Alfred volvió a abrazarla y consolarla hasta que se quedó dormida. Todavía no podía creerse que todos los días dormía y se despertaba junto a aquella maravillosa mujer. Al día siguiente, se levantó y contempló con decepción que Elmira ya estaba despierta. Normalmente solían hacer el amor por la mañana, lo que aumentaba esa sensación. Frustrado, se dejó caer de espaldas en la cama, cuando oyó abrir la puerta.

—Vaya, te has despertado antes de tiempo. —Elmira venía con una gran bandeja. Le había preparado ella misma el desayuno a Alfred.

—Pero, ¿a qué se debe esto? Nunca desayunamos en la cama. —inquirió Alfred con curiosidad.

—¡Qué mala cabeza tienes! —rio Elmira colocándose a horcajadas sobre él—. Feliz cumpleaños, mi amor.

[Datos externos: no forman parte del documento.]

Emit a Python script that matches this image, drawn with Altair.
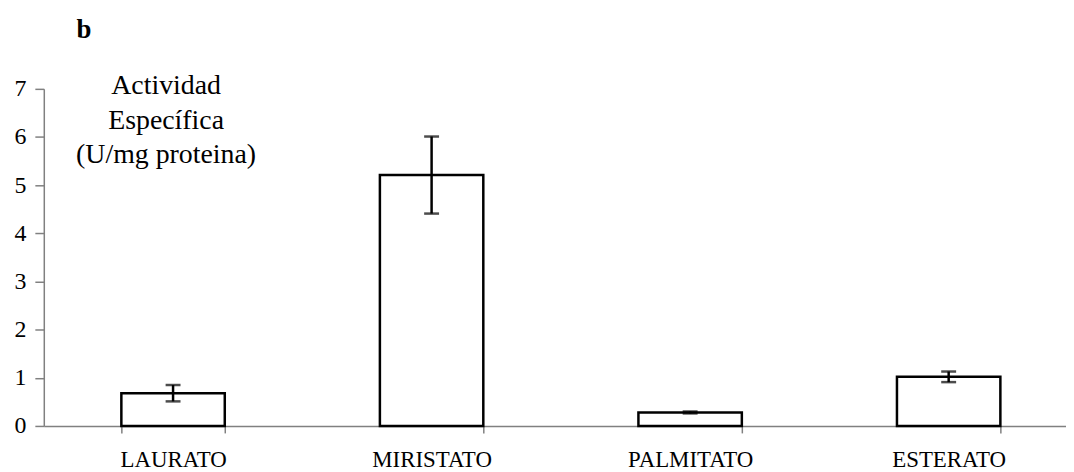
import altair as alt
import pandas as pd

categories = ["LAURATO", "MIRISTATO", "PALMITATO", "ESTERATO"]
values = [0.68, 5.21, 0.28, 1.02]
errors = [0.17, 0.80, 0.02, 0.11]

df = pd.DataFrame({
    "cat": categories,
    "val": values,
    "lo": [v - e for v, e in zip(values, errors)],
    "hi": [v + e for v, e in zip(values, errors)],
})
one = pd.DataFrame({"k": [0]})

FONT = "Liberation Serif, Times New Roman, serif"

xscale = alt.Scale(domain=categories, range=[0, 1040], paddingInner=0.6, paddingOuter=0.3)
yscale = alt.Scale(domain=[0, 7], nice=False)

x = alt.X("cat:N", scale=xscale, sort=categories, title=None,
          axis=alt.Axis(labelAngle=0, labelFont=FONT, labelFontSize=23, labelColor="black",
                        domainColor="#808080", domainWidth=1.5, tickColor="#808080", tickWidth=1.5,
                        tickSize=7, tickBand="extent", labelPadding=16))
y = alt.Y("val:Q", scale=yscale, title=None,
          axis=alt.Axis(values=[0, 1, 2, 3, 4, 5, 6, 7], grid=False, labelFont=FONT, labelFontSize=24,
                        labelColor="black", domainColor="#808080", domainWidth=1.5,
                        tickColor="#808080", tickWidth=1.5, tickSize=9, labelPadding=9))

bars = alt.Chart(df).mark_bar(fill="white", stroke="black", strokeWidth=2.5).encode(x=x, y=y)

rules = alt.Chart(df).mark_rule(color="black", strokeWidth=2.5).encode(
    x=alt.X("cat:N", scale=xscale, sort=categories),
    y=alt.Y("lo:Q", scale=yscale),
    y2="hi:Q",
)
cap_lo = alt.Chart(df).mark_tick(color="black", thickness=2.5, size=15, orient="horizontal").encode(
    x=alt.X("cat:N", scale=xscale, sort=categories),
    y=alt.Y("lo:Q", scale=yscale),
)
cap_hi = alt.Chart(df).mark_tick(color="black", thickness=2.5, size=15, orient="horizontal").encode(
    x=alt.X("cat:N", scale=xscale, sort=categories),
    y=alt.Y("hi:Q", scale=yscale),
)

annot = alt.Chart(one).mark_text(font=FONT, fontSize=28, align="center", baseline="alphabetic",
                                 lineHeight=35, color="black").encode(
    x=alt.value(123), y=alt.value(5),
    text=alt.value(["Actividad", "Específica", "(U/mg proteina)"]),
)
label_b = alt.Chart(one).mark_text(font=FONT, fontSize=27, fontWeight="bold", align="left",
                                   baseline="alphabetic", color="black").encode(
    x=alt.value(33), y=alt.value(-51), text=alt.value("b"),
)

chart = alt.layer(bars, rules, cap_lo, cap_hi, annot, label_b).properties(
    width=1028, height=339,
    background="white",
    autosize=alt.AutoSizeParams(type="none"),
    padding={"left": 36, "top": 80, "right": 0, "bottom": 44},
).configure_view(strokeWidth=0, stroke="transparent")

chart.save("out.html", embed_options={"renderer": "svg", "actions": False})
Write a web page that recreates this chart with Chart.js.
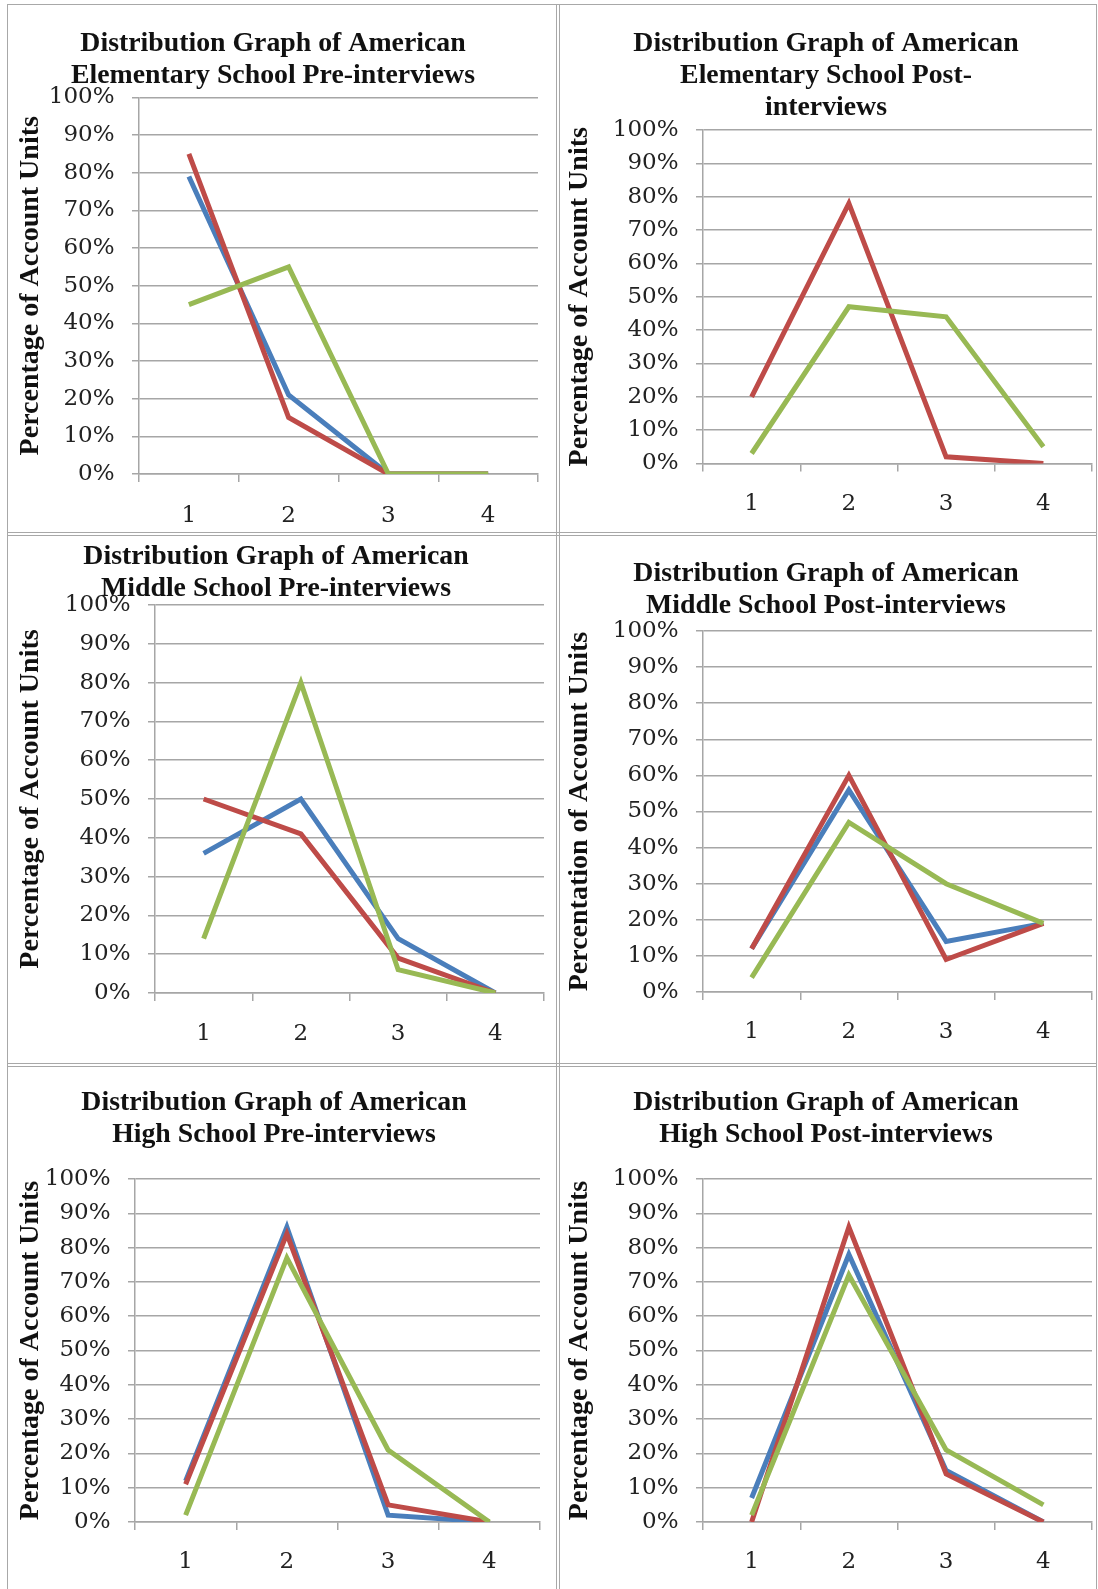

Lo rodeó con sus brazos y lo besó apasionadamente. Al notar la erección de Alfred, se quitó el camisón, quedándose desnuda ante él, incrementando el deseo de su marido, que intentó desnudarse. Elmira lo retuvo besándole en el cuello. Aquello formaba parte de uno de sus juegos favoritos. Cuando no pudo resistirlo más, Alfred se quitó el pijama y ambos se abandonaron plenamente a la pasión. Elmira olvidó sus penas de la noche anterior y se entregó con placer a la tarea de satisfacer a su esposo.